Wednesday, October 17, 2018

The Attitude Required to Hear God's Truth

“Speak, Lord, for your servant hears” – young Samuel (likely 10-12 years old), 1 Samuel 3:10

I gave a talk on this text the other day at our local Christian school’s chapel, telling the kids, aged K-8th, that we can learn to hear God’s voice as we submit ourselves to the Scriptures like Samuel submitted himself to God’s audible voice. I told the kids that God doesn’t usually speak audibly today, but He speaks in the Bible, and as we behold Jesus’ glory as our Redeemer and High Priest, He gives us His Spirit who guides us into truth (Jn. 16:13), as He Himself leads us by His perfect providence (Phil. 2:14).  Just like Samuel had to learn to listen to God, we learn today to listen to God through repentance, humbling ourselves, and saturating ourselves with God’s truth in the Bible.  “Oh how I love your law!  It is my meditation all day” (Ps. 119:97).

But there’s something to be further gleaned from Samuel’s prayer here.  To say, “Speak Lord, for your servant hears,” is to, in essence, pray, “Lord, say whatever you want to say; I’m all ears.”  It is an attitude where the one speaking is putting himself under God’s authority to say whatever He wants to say, regardless of how well it fits with the pray-ers own personal assumptions or the cultural assumptions that surround him. Samuel’s ultimate goal is to have God speak, and to receive whatever He says.

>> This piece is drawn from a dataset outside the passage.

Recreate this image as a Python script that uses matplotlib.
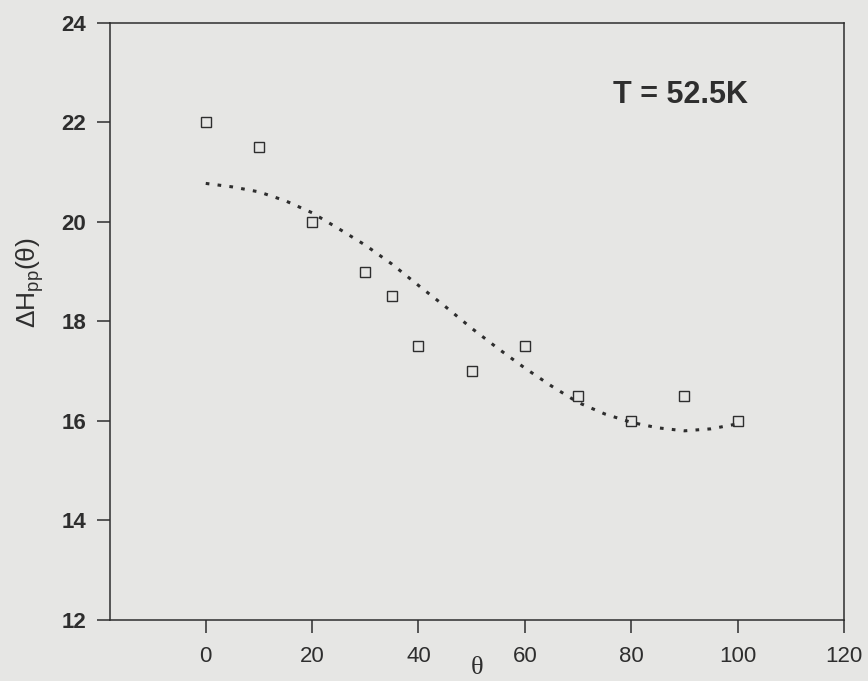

A New Testament example of this attitude is Nicodemus.  He’d been living his life trying to climb the ladder to heaven, only for Jesus to come and tell him that even with how good a guy he (thinks he) is, he can’t even reach the first rung because of Adam's sin in him.  Thus He needs God to do a work in him which he can’t do for himself (John 3:1-8).  Nicodemus then responds, “How can these things be?”  (3:9)  I’ve always thought that this was him stubbornly refusing to accept what he’s hearing.  When preparing to preach this passage last week I came to the conviction for the first time that Nicodemus was actually hearing what Jesus was saying, and asking for help to understand how this works.  In saying, “How can these things be?” he isn’t saying, “It can’t be,” but rather, “How does this happen, then, Lord?”  He’s doing the same thing that Samuel did earlier: sitting within earshot of the very voice of God, and putting himself under God’s authority to reveal reality, however uncomfortable and paradigm-shattering it may be.**

I pray for and long for this attitude of submission to God’s Word in the church again.  The promise from Scripture for this attitude is this: Humble yourself before the Lord, and he will exalt you (James 4:10).  Required is an attitude that, like Samuel and Nicodemus, a) doesn’t assume one is correct in what or how they think (for, “whoever trusts in his own mind is a fool,” Prov. 28:26), and b) doesn't assume the current cultural sensibilities are correct (for we are to not be conformed to the world around us, Rom. 12:2).  Instead what is required is a hunger for God’s righteousness, and a belief that what He has spoken is clear, true, and coherent.  This is exactly the attitude which Jesus described when He repeatedly said, "He who has ears to hear, let him hear" (Mark 4:9). 

How are your ears? 


**I realize many commentators disagree with this view of Nicodemus’ question, choosing instead to view it as a rebuke from a hardened skeptic.  But it seems to me to be the case, in light of the fact that his attitude has shifted from cutesy rebuke in verse 4 to a simple question in verse 9.  In any event, Nicodemus is wrestling.  I think he’s hearing and praying, like Samuel did.